Les services d’infrastructure en mode Cloud (IaaS) comme ceux que proposent Amazon et Microsoft, entre autres, sont régulièrement présentés par leurs promoteurs comme des moyens de réduction des coûts. Et cela en particulier pour les opérations de développement, de test, de prototypage.

De là, il n’y a qu’un pas pour imaginer que ces services puissent aussi, en retour, abaisser les barrières à l’entrée de la cybercriminalité ciblée, où il s’avère nécessaire de modéliser l’environnement cible, d’en reproduire une maquette, pour concevoir un outil malveillant taillé sur mesure.

De systèmes anodins à des systèmes spécialisés

L’effort d’imagination est d’autant moins important que les systèmes d’information génériques semblent constituer une porte d’entrée royale dans les entreprises. Fin décembre dernier, le ministère allemand de la sécurité informatique communiquait ainsi sur une attaque ayant visé un industriel local, spécialiste de la production d’acier. Une attaque ayant commencé par l’infiltration du réseau administratif avant de s’étendre à la compromission du réseau de contrôle des installations industrielles.

Début avril, Symantec a indiqué avoir découvert un logiciel malveillant collectant de l’information sur les systèmes d’entreprises compromises du secteur de l’énergie. De quoi trahir une opération de grande ampleur en phase de reconnaissance ? L’avenir le dira.

En attendant, une chose est sûre : la reconnaissance est le prérequis nécessaire au maquettage d’un environnement cible. Reste à savoir quels moyens sont utilisés à cette fin.

Et là, le développement des infrastructures virtualisées accessibles en mode service ouvre de nouvelles perspectives. Rien n’interdit en outre d’utiliser leurs ressources pour exécuter des émulateurs de systèmes plus spécialisés. Le tout On Demand, avec une facturation à l’usage. Sinon gratuitement.

Le cloud, déjà exploité à son insu

En septembre dernier, Europol relevait que la cybercriminalité s’industrialise de plus en plus, adoptant un modèle de service. Mais quid de l’utilisation de services parfaitement légitimes à des fins cybercriminels ?

Utilisés pour des campagnes de déni de service, les botnet ne sont rien d’autre que la mise à profit d’une ressource massivement distribuée. Des instances Amazon EC2 ont d’ailleurs déjà été compromises pour héberger des bots.
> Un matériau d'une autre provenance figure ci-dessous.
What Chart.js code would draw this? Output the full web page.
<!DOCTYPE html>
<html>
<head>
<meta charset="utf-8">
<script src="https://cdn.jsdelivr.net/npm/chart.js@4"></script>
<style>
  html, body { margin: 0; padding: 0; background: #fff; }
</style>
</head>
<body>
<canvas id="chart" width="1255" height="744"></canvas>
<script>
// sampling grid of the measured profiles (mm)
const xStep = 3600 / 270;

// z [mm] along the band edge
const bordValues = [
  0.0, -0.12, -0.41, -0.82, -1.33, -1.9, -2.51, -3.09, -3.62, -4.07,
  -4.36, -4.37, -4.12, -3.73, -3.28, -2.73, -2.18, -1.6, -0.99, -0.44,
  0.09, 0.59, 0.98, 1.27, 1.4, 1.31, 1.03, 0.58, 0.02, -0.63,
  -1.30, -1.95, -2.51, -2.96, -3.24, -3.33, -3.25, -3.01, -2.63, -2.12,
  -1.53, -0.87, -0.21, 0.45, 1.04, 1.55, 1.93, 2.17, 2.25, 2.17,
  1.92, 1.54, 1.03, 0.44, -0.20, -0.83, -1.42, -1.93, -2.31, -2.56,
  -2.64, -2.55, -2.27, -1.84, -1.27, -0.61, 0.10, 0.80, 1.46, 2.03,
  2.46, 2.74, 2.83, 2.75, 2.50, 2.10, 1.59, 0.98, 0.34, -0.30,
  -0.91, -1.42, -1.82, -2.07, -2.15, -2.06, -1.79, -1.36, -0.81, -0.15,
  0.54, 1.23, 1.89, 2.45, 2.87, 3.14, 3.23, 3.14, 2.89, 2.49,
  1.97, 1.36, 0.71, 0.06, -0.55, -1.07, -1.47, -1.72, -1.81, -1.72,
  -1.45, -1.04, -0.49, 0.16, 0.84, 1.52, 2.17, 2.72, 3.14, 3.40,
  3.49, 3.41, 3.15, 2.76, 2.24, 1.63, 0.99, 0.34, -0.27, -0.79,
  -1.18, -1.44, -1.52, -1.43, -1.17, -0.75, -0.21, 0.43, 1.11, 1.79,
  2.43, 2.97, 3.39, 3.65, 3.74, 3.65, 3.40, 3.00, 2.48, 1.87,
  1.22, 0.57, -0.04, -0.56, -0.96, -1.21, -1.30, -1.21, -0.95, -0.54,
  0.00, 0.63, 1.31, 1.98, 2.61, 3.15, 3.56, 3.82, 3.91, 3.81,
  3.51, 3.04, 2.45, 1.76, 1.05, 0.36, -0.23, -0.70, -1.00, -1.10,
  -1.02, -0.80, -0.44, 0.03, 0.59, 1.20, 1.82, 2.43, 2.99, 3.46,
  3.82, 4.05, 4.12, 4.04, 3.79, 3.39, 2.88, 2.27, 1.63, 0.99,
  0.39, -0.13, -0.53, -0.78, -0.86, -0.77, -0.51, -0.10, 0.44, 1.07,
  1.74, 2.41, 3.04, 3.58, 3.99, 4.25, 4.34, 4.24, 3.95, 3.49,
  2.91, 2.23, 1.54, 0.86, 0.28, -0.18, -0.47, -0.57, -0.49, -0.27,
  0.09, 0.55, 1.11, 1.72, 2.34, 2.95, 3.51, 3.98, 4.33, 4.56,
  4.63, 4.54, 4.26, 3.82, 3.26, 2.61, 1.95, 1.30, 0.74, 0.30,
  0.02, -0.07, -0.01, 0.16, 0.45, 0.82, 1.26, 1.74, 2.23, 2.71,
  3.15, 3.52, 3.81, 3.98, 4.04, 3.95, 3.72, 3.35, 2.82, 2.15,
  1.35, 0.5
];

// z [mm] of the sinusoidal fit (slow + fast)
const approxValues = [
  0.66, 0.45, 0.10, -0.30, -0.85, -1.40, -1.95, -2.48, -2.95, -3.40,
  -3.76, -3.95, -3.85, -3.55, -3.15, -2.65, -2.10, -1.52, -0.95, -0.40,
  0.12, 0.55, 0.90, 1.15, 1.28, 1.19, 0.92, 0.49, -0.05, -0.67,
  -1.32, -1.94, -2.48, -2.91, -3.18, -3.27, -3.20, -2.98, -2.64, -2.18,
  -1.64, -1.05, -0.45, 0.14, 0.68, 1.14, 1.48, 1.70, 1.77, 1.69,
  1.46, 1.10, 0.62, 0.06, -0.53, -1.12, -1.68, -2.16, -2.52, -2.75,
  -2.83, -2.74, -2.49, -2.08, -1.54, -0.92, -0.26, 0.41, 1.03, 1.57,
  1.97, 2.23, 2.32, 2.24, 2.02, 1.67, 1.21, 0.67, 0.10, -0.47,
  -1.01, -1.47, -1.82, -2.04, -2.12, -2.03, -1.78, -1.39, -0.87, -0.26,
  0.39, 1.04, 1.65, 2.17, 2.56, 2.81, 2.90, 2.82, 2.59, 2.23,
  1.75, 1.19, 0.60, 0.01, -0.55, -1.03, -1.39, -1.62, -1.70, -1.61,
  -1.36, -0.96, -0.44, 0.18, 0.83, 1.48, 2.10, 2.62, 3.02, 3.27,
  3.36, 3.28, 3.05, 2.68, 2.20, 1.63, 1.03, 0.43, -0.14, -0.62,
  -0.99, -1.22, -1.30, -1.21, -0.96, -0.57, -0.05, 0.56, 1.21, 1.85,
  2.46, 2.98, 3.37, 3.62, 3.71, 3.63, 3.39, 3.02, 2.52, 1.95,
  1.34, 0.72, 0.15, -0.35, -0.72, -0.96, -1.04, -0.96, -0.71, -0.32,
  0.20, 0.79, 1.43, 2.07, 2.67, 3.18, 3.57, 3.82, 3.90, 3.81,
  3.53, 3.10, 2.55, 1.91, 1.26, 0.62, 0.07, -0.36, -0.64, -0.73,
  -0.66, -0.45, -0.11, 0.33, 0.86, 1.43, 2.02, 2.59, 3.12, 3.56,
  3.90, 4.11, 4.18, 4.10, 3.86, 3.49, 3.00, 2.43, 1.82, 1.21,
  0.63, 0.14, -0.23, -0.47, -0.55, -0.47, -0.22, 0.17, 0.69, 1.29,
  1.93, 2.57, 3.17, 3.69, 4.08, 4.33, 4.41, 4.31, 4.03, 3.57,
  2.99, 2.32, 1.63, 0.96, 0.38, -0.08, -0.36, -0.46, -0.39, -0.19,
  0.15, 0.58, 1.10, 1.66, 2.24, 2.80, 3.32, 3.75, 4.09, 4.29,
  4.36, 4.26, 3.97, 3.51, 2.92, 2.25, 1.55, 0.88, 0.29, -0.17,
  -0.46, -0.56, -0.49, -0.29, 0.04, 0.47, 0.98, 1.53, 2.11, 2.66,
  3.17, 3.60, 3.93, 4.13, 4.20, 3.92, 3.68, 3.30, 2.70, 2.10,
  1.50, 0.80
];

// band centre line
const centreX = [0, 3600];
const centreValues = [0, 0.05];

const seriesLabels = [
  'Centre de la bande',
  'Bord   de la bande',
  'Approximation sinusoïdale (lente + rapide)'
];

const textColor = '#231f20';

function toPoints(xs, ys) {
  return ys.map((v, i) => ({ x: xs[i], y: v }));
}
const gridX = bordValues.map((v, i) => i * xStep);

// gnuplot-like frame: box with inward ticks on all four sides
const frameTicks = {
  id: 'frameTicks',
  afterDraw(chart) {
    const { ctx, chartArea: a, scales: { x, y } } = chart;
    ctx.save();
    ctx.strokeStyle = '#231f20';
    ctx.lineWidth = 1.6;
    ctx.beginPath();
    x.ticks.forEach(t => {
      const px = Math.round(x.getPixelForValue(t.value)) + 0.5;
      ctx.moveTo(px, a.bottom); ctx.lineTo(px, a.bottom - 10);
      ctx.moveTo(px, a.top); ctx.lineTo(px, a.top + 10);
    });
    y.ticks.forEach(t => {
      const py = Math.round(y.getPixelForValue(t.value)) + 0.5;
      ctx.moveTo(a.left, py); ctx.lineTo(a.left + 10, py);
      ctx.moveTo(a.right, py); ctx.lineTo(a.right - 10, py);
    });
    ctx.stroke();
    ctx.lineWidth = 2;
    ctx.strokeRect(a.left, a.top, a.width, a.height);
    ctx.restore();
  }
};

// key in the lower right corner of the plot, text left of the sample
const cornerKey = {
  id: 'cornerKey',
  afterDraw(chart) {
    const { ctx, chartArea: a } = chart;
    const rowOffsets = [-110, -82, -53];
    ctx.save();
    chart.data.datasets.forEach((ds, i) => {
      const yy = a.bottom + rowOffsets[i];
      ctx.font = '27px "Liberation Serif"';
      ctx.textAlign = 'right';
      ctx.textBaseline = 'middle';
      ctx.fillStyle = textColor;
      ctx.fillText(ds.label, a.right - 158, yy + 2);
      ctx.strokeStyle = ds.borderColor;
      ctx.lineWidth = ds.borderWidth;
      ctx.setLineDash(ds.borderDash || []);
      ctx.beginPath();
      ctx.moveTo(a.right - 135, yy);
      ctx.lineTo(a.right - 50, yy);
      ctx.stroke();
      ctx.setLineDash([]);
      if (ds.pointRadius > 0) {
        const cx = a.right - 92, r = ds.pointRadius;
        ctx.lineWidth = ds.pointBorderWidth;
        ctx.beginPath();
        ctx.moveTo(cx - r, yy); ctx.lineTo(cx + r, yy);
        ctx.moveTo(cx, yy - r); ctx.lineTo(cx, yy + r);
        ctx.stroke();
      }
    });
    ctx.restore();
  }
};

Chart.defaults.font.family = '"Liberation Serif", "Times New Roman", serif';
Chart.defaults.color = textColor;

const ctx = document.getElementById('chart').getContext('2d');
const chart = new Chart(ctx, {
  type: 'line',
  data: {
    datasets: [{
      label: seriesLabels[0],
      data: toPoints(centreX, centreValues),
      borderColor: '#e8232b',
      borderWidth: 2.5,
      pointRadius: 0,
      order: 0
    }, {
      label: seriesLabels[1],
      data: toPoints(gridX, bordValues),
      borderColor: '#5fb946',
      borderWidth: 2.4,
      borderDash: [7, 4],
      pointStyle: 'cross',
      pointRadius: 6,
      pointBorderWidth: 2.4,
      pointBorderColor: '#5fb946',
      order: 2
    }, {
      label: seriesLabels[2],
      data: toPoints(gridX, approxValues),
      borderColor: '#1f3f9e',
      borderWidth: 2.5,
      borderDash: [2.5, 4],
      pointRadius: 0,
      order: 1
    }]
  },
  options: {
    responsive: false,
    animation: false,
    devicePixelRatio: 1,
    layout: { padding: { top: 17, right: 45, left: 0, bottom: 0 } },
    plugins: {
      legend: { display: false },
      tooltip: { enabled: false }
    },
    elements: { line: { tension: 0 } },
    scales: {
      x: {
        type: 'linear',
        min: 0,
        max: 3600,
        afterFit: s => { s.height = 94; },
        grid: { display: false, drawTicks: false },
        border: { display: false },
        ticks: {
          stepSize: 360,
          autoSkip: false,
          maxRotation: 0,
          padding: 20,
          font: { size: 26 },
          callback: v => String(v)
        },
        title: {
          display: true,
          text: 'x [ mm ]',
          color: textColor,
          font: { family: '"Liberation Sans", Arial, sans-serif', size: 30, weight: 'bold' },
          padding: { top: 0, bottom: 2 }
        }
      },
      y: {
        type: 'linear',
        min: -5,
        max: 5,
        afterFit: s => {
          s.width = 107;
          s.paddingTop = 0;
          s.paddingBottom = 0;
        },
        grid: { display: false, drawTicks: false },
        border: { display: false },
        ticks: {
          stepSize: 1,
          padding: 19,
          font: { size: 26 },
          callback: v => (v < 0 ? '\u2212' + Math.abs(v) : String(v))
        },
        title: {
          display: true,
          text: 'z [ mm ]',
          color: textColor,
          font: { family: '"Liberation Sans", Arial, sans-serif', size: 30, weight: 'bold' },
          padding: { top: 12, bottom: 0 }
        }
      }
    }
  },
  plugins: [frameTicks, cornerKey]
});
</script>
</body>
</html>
Et Kurt Baumgartner relevait, l’an passé, que « cette plateforme n’est pas la seule attaquée ou utilisée de manière détournée ».
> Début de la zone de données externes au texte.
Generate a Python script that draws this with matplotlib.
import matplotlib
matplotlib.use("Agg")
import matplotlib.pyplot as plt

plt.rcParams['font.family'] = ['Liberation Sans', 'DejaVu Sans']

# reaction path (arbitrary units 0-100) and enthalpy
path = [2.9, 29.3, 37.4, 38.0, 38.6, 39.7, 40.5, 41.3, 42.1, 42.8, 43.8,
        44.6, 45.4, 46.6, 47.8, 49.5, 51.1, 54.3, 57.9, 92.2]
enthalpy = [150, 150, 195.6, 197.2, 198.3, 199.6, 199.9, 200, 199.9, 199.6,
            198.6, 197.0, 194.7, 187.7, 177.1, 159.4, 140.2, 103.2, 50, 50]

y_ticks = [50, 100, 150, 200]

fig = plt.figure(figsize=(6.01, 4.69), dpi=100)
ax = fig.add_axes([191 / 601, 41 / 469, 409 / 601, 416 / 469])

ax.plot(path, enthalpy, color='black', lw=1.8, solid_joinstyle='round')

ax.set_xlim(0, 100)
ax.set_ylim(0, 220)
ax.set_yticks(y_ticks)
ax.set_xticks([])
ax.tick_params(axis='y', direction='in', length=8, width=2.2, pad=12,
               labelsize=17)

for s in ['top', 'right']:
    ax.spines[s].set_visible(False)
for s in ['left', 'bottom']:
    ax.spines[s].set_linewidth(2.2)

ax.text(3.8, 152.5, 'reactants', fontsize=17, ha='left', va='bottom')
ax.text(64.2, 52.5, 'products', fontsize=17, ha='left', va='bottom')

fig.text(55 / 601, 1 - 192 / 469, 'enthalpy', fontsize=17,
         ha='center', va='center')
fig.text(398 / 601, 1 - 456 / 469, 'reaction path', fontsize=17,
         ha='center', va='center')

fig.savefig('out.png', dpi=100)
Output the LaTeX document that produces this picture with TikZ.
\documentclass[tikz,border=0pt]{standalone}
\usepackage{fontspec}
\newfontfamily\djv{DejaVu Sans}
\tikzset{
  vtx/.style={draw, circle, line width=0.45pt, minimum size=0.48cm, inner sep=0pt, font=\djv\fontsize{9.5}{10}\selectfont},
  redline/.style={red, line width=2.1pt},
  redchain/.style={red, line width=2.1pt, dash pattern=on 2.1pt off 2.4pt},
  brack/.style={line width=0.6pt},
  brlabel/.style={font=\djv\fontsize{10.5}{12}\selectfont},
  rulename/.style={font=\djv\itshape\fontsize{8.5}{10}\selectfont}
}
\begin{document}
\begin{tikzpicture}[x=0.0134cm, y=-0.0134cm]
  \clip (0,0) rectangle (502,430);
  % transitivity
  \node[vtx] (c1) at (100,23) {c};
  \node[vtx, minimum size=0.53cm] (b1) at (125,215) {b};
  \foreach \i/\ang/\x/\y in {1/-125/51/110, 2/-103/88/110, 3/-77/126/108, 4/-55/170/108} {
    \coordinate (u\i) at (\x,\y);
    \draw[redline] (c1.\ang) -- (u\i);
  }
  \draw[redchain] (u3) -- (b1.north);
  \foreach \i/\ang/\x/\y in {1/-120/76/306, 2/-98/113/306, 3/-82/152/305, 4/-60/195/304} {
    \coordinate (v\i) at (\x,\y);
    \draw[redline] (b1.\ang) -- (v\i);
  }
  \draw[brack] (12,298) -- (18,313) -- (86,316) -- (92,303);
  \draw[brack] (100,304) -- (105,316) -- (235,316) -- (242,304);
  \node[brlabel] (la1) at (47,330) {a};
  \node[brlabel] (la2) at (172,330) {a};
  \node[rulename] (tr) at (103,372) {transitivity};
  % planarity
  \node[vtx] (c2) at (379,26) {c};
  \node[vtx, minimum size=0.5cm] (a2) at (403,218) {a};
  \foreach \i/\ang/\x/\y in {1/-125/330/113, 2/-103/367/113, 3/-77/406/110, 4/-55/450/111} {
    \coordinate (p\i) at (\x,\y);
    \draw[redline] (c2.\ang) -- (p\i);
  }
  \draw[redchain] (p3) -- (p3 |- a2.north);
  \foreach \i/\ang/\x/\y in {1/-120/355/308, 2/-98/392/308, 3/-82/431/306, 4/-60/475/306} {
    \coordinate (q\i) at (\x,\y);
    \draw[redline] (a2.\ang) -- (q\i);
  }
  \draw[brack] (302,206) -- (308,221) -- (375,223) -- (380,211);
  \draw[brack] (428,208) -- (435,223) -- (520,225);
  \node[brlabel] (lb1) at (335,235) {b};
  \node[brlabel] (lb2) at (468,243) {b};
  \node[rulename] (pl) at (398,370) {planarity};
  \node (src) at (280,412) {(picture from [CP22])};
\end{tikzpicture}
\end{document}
Mais des chercheurs en sécurité sont allés plus loin, présentant comment construire un botnet à partir de comptes gratuits ou de test sur des plateformes d’hébergement d’applications en ligne.
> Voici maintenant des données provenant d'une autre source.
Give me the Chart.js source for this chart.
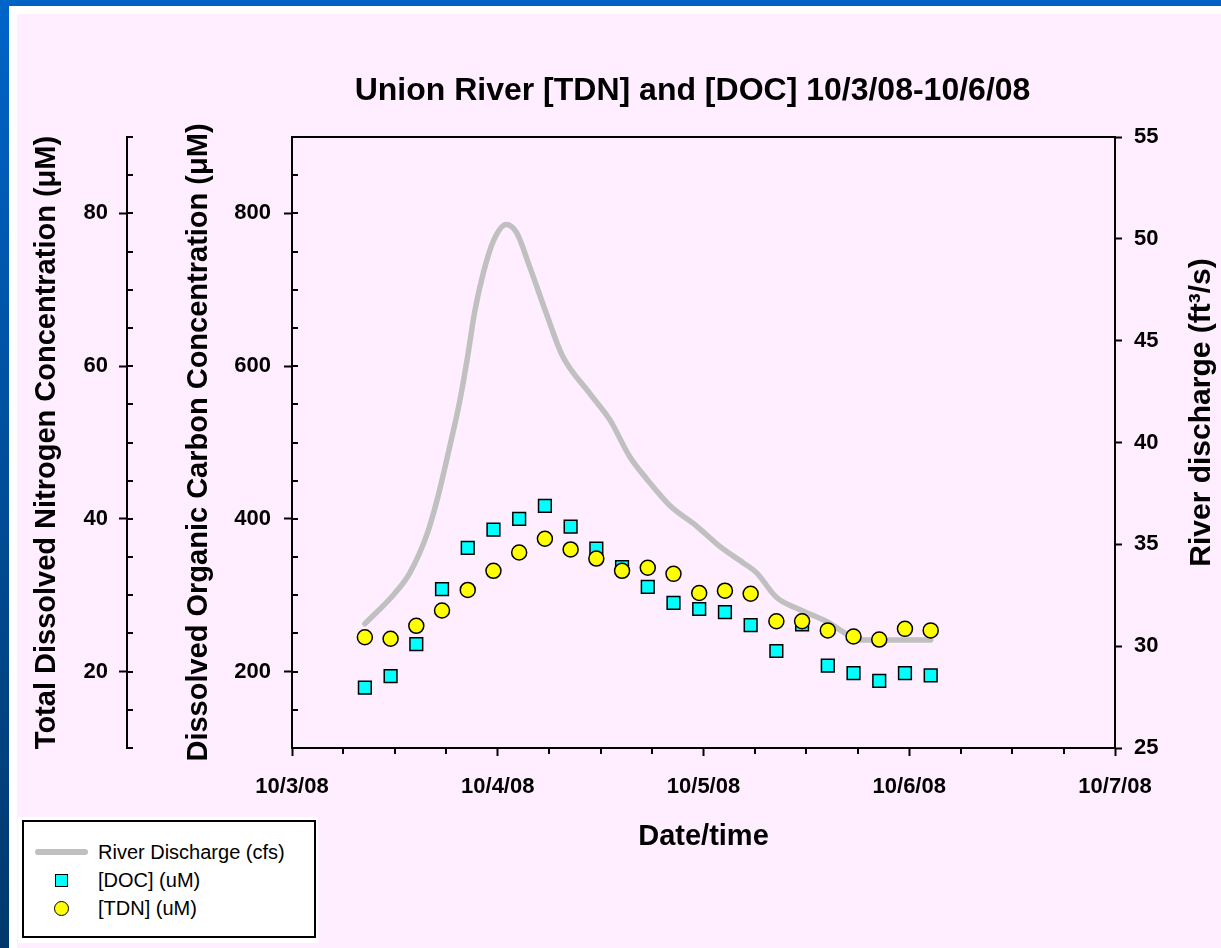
<!DOCTYPE html>
<html>
<head>
<meta charset="utf-8">
<script src="https://cdn.jsdelivr.net/npm/chart.js@4.4.1/dist/chart.umd.min.js"></script>
<style>
  html, body { margin: 0; padding: 0; }
  body { width: 1221px; height: 948px; position: relative; overflow: hidden; background: #fff; font-family: Arial, "Liberation Sans", sans-serif; }
  #blueTop { position: absolute; left: 0; top: 0; width: 1221px; height: 6px; background: #0062c4; }
  #blueLeft { position: absolute; left: 0; top: 0; width: 9px; height: 948px; background: linear-gradient(#0064c8, #00386c); }
  #pink { position: absolute; left: 17px; top: 14px; right: 0; bottom: 0; background: #ffeeff; }
  #chart { position: absolute; left: 0; top: 0; }
  #legend { position: absolute; left: 18px; top: 817px; width: 300px; height: 126px; background: #fff; box-sizing: border-box; padding: 3px 2px 5px 4px; }
  #legend .box { border: 2px solid #000; height: 100%; box-sizing: border-box; padding-top: 16px; }
  #legend .row { height: 28px; display: flex; align-items: center; font-size: 20px; color: #000; }
  #legend .sw { width: 53px; margin-left: 11px; margin-right: 10px; display: flex; justify-content: center; align-items: center; }
</style>
</head>
<body>
<div id="blueTop"></div>
<div id="blueLeft"></div>
<div id="pink"></div>
<canvas id="chart" width="1221" height="948"></canvas>
<div id="legend"><div class="box"></div></div>
<script>
// hours since 10/3/08 00:00
const xTickHours = [0, 24, 48, 72, 96];
const xTickLabels = ['10/3/08', '10/4/08', '10/5/08', '10/6/08', '10/7/08'];

const sampleHours = [8.5, 11.5, 14.5, 17.5, 20.5, 23.5, 26.5, 29.5, 32.5, 35.5, 38.5, 41.5,
  44.5, 47.5, 50.5, 53.5, 56.5, 59.5, 62.5, 65.5, 68.5, 71.5, 74.5];
const docValues = [179, 194, 236, 308, 362, 386, 400, 417, 390, 361, 337, 311,
  290, 282, 278, 261, 227, 262, 208, 198, 188, 198, 195];
const tdnValues = [24.5, 24.3, 26.0, 28.0, 30.7, 33.2, 35.6, 37.4, 36.0, 34.8, 33.2, 33.6,
  32.8, 30.3, 30.6, 30.2, 26.6, 26.6, 25.4, 24.6, 24.2, 25.6, 25.4];

const dischargeHours = [8.5, 12, 13.75, 15.75, 17, 18.4, 19.6, 20.4, 21.35, 22.3, 23.5, 25, 26.2,
  27.75, 29.7, 31.5, 34.75, 37.1, 39.4, 41.4, 44.1, 47.2, 49.9, 52.6, 54.2,
  56.5, 59.2, 62.4, 64.7, 66.3, 70, 74.5];
const dischargeValues = [31.1, 32.6, 33.6, 35.5, 37.3, 39.8, 42.1, 44.0, 46.5, 48.3, 49.9, 50.7, 50.3,
  48.6, 46.3, 44.3, 42.4, 41.1, 39.3, 38.2, 36.9, 35.9, 34.9, 34.1, 33.6,
  32.4, 31.8, 31.2, 30.6, 30.3, 30.3, 30.3];

const docMajor = [200, 400, 600, 800];
const tdnMajor = [20, 40, 60, 80];

const FONT = 'Arial, "Liberation Sans", sans-serif';
const tickFont = { family: FONT, size: 22, weight: 'bold' };
const titleFont = { family: FONT, size: 29, weight: 'bold' };

// minor ticks + frame + titles that chart.js can't place the same way
const decor = {
  id: 'decor',
  afterDraw(chart) {
    const { ctx, chartArea: a, scales } = chart;
    ctx.save();
    ctx.strokeStyle = '#000';
    ctx.lineWidth = 2;
    ctx.beginPath(); ctx.moveTo(a.left - 1, a.top); ctx.lineTo(a.right + 1, a.top); ctx.stroke();

    const hTick = (scale, x0, len, step) => {
      for (let v = scale.min; v <= scale.max + 1e-9; v += step) {
        const y = Math.round(scale.getPixelForValue(v));
        ctx.beginPath(); ctx.moveTo(x0, y); ctx.lineTo(x0 + len, y); ctx.stroke();
      }
    };
    hTick(scales.yDOC, a.left, 6, 50);
    hTick(scales.yTDN, scales.yTDN.right, 6, 5);
    for (let h = 6; h < 96; h += 6) {
      if (h % 24 === 0) continue;
      const x = Math.round(scales.x.getPixelForValue(h));
      ctx.beginPath(); ctx.moveTo(x, a.bottom); ctx.lineTo(x, a.bottom + 6); ctx.stroke();
    }

    ctx.fillStyle = '#000';
    ctx.textAlign = 'center';
    ctx.textBaseline = 'middle';
    ctx.font = 'bold 32px ' + FONT;
    ctx.fillText('Union River [TDN] and [DOC] 10/3/08-10/6/08', (a.left + a.right) / 2 - 11, 91);

    ctx.translate(scales.yQ.right - 19, (a.top + a.bottom) / 2 - 30);
    ctx.rotate(-Math.PI / 2);
    ctx.font = 'bold 30px ' + FONT;
    ctx.fillText('River discharge (ft\u00b3/s)', 0, 0);
    ctx.restore();
  }
};

const grid = { drawOnChartArea: false, drawTicks: true, tickLength: 8, tickColor: '#000', tickWidth: 2 };
const border = { color: '#000', width: 2 };

const chart = new Chart(document.getElementById('chart'), {
  type: 'scatter',
  data: {
    datasets: [
      {
        type: 'line', label: 'River Discharge (cfs)', yAxisID: 'yQ',
        data: dischargeHours.map((h, i) => ({ x: h, y: dischargeValues[i] })),
        borderColor: '#c0c0c0', borderWidth: 5.5, borderCapStyle: 'round', borderJoinStyle: 'round',
        pointRadius: 0, cubicInterpolationMode: 'monotone', order: 3
      },
      {
        label: '[DOC] (uM)', yAxisID: 'yDOC',
        data: sampleHours.map((h, i) => ({ x: h, y: docValues[i] })),
        pointStyle: 'rect', pointRadius: 9, backgroundColor: '#00ffff', borderColor: '#000', borderWidth: 1.5, order: 2
      },
      {
        label: '[TDN] (uM)', yAxisID: 'yTDN',
        data: sampleHours.map((h, i) => ({ x: h, y: tdnValues[i] })),
        pointStyle: 'circle', pointRadius: 7.5, backgroundColor: '#ffff00', borderColor: '#000', borderWidth: 1.5, order: 1
      }
    ]
  },
  options: {
    responsive: false,
    animation: false,
    layout: { padding: { top: 137, left: 0, right: 0, bottom: 0 } },
    plugins: { legend: { display: false }, tooltip: { enabled: false }, title: { display: false } },
    scales: {
      x: {
        type: 'linear', position: 'bottom', min: 0, max: 96,
        afterBuildTicks: s => { s.ticks = xTickHours.map(v => ({ value: v })); },
        afterFit: s => { s.height = 200; },
        ticks: { callback: (v, i) => xTickLabels[i], color: '#000', font: tickFont, padding: 18, maxRotation: 0, autoSkip: false },
        grid, border,
        title: { display: true, text: 'Date/time', color: '#000', font: titleFont, padding: { top: 0, bottom: 94 } }
      },
      yDOC: {
        type: 'linear', position: 'left', weight: 0, min: 100, max: 900,
        afterBuildTicks: s => { s.ticks = docMajor.map(v => ({ value: v })); },
        afterFit: s => { s.width = 165; },
        ticks: { color: '#000', font: tickFont, padding: 13 },
        grid, border,
        title: { display: true, text: 'Dissolved Organic Carbon Concentration (\u03bcM)', color: '#000', font: titleFont, padding: { top: 55 } }
      },
      yTDN: {
        type: 'linear', position: 'left', weight: 1, min: 10, max: 90,
        afterBuildTicks: s => { s.ticks = tdnMajor.map(v => ({ value: v })); },
        afterFit: s => { s.width = 127; },
        ticks: { color: '#000', font: tickFont, padding: 11 },
        grid, border,
        title: { display: true, text: 'Total Dissolved Nitrogen Concentration (\u03bcM)', color: '#000', font: titleFont, padding: { top: 30 } }
      },
      yQ: {
        type: 'linear', position: 'right', min: 25, max: 55,
        ticks: { stepSize: 5, color: '#000', font: tickFont, padding: 12 },
        afterFit: s => { s.width = 106; },
        grid: { ...grid, tickLength: 7 }, border
      }
    }
  },
  plugins: [decor]
});

// legend box built from the datasets
const box = document.querySelector('#legend .box');
chart.data.datasets.forEach(ds => {
  const row = document.createElement('div');
  row.className = 'row';
  const sw = document.createElement('span');
  sw.className = 'sw';
  const mark = document.createElement('span');
  if (ds.type === 'line') {
    mark.style.cssText = `width:53px;height:${ds.borderWidth}px;border-radius:3px;background:${ds.borderColor}`;
  } else {
    const size = ds.pointStyle === 'rect' ? 13 : 15;
    mark.style.cssText = `width:${size}px;height:${size}px;box-sizing:border-box;background:${ds.backgroundColor};` +
      `border:${ds.borderWidth}px solid ${ds.borderColor};border-radius:${ds.pointStyle === 'circle' ? '50%' : '0'}`;
  }
  sw.appendChild(mark);
  row.appendChild(sw);
  row.appendChild(document.createTextNode(ds.label));
  box.appendChild(row);
});
</script>
</body>
</html>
La mise à profit, par les cybercriminels, de ressources mises à disposition en mode service a clairement commencé. La sécurité des architectures à définition logicielle est essentielle. Mais elle ne répondra pas à la question – encore une fois – des usages permis par leur extraordinaire flexibilité. Une flexibilité utile aux entreprises pour des applications tout à fait légitimes, mais également aux cybercriminels, pour préparer, organiser et conduire leurs attaques.